Ja myślę, że będzie o czasie. To znaczy o bezwzględności i względności czasu. Ja ten temat już zatrącam w moim ostatnim filmie - "Obcym ciele" - tam też jest pytanie, na ile czas jest naszym subiektywnym doznaniem, a na ile on jest obiektywny, czy przyszłość już istnieje? Jak mówią liczni prorocy, to jakby mieli czasem jakiś cząstkowy wgląd w to, co w przyszłości się zdarzy, a to po całym wieku XIX, właściwie XX, które popadły w scjentyzm i taką wiarę, że świat widzialny jest poznawalny, w takie pyszałkowate przekonanie, że niczego więcej poza tym, co przynosi świadectwo zmysłów, to nie ma, a wydaje się, że chyba coś jest.

Zmysłów i dziś algorytmów w świecie cyfrowym, w którym wiele kwestii idzie przewidzieć za pomocą maszyn. Czy to jest Pańskim zdaniem nowa odsłona scjentyzmu? Czy to jest zupełna zmiana?

Nie, sądzę, że ktoś w to wierzy, że ta odsłona jest jakby w stanie przewidzieć to, co jest nieprzewidywalne, to mi się wydaje, że to jest taka niepotrzebna promocja tych technologii na sferę, w której one nigdy nie będą miały prawdziwych kompetencji.

Wierzy Pan w taki klasyczny wymiar kultury?

I w klasyczny wymiar kultury i w klasyczne rozumienie losu i że istnieje ciągle ta tajemnica, która przenika świat i życie każdego z nas i że nie mylić tej tajemnicy z zagadką, bo zagadkę to nauka rozwiąże, a tajemnicy nie.

Przed tajemnicą zawsze trzeba mieć pokorę.

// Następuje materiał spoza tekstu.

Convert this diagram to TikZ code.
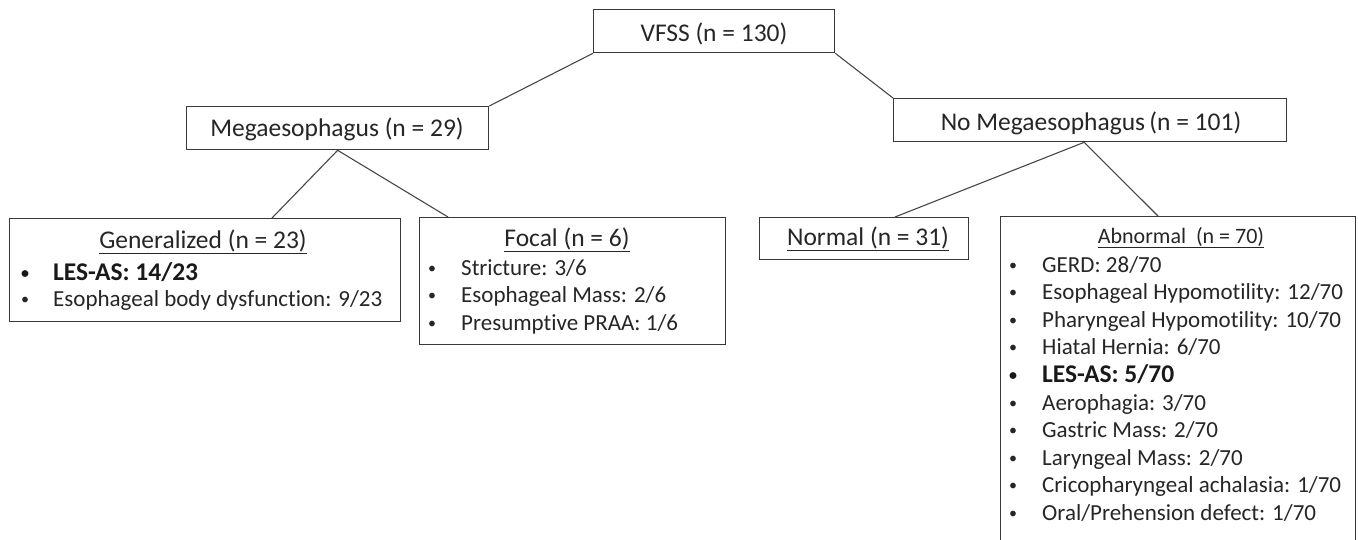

No właśnie, a z tym nam trudno, bo myśmy się tak poczuli mocni, kiedy polecieliśmy na Księżyc. Już straciliśmy zrozumienie, że jednak jesteśmy pyłkiem w kosmosie, prochem i niczym, co słusznie przewidział Mickiewicz, bo też był na fali romantycznej, ale takiej, która więcej stawiała na intuicję niż na szkiełko i oko naukowca. Ja wierzę w oba, bardzo cenię szkiełko i oko i bardzo cenię intuicję, tajemnicę, ten mrok, który jest nieprzenikniony. Ta otchłań, która się przed nami otwiera. O tym też warto myśleć.